Two years before he died my grandfather realized that "the people" had more going for them than the white man ever would. His dream was to have his children and grandchildren know their ways. My grandmother stopped hiding her ancestry after he died in 1938 and way before it was "acceptable". My mother and her two sisters suffered because of this decision.
I have always claimed my ancestry no matter what pain has been caused by it. I was raised in the old ways of "the people". There is a lot more to it than the things they did, it's a whole way of life, with different values than "our white counter parts". I was the only one chosen for “wilderness training” because as the second child, I wasn’t needed at home like big brother or too young like my other brothers.
When I was a child I was proud of being different from the children around me, part of my early teaching was about right and wrong, so when I saw something wrong I always tried to do something about it. Many hours were spent in fights or sitting on a bench because of it. I remember going to a school (second grade) where I was considered one of nine white children in an other wise "all black school", I actually fit right in because of the way I was treated by the other white students. To them I was not white, and subject to the same prejudice as the majority of the students at the school.
At home we spoke three languages with Cherokee being the language of choice. There were so many things which could not be translated to English or Mexican Spanish and to know the truth we had to know the language. To this day I don’t know how or where my grandmother learned it as well as she did. I remember her saying it was rarely spoken by her mother as they were hiding the fact she was Indian. She did spend time with her relatives who were full blooded Cherokee. She never did say how much time she spent with them.
Growing up was a confusing time, school taught one thing and mom and grandma taught something entirely different. Neither of them were well educated by white mans standards. Grandma made it to the third grade and mom the tenth, but they knew things most white men never will. An example of this is the only times we went to a doctor was when it was required by whatever school district we were in at the time to bring our shots up to date. All of our sicknesses were cured with herbs grandma grew in her garden.

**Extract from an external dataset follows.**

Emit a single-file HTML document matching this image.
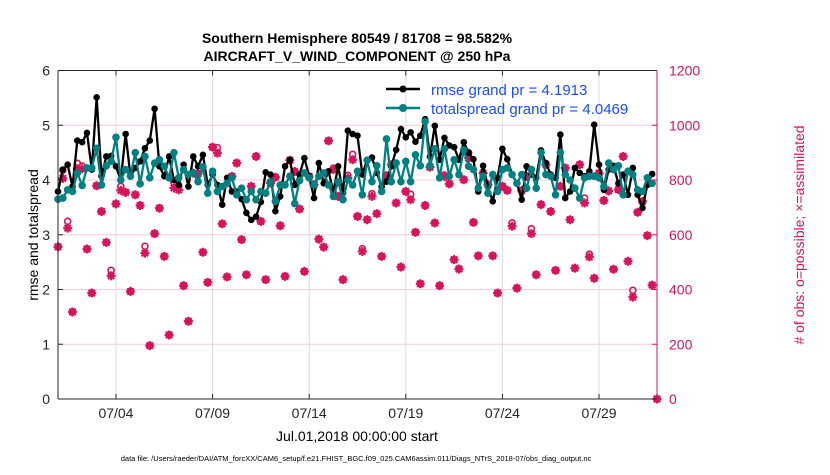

Grandma never actually lived with us, her home was thirteen hundred miles away, but she spent so much time with us until I was thirteen that she might as well have. How many people would be willing to give up what amounted to four years of their lives to keep a promise to a person who had been dead many years. I would like to believe my grandmother gained as much from her time with me as I did. One thing which was a reoccurring theme was a person needs to learn something new every day. This instilled in me a love of learning which is with me to this day. There have been no regrets for having been raised American Indian in a white mans world.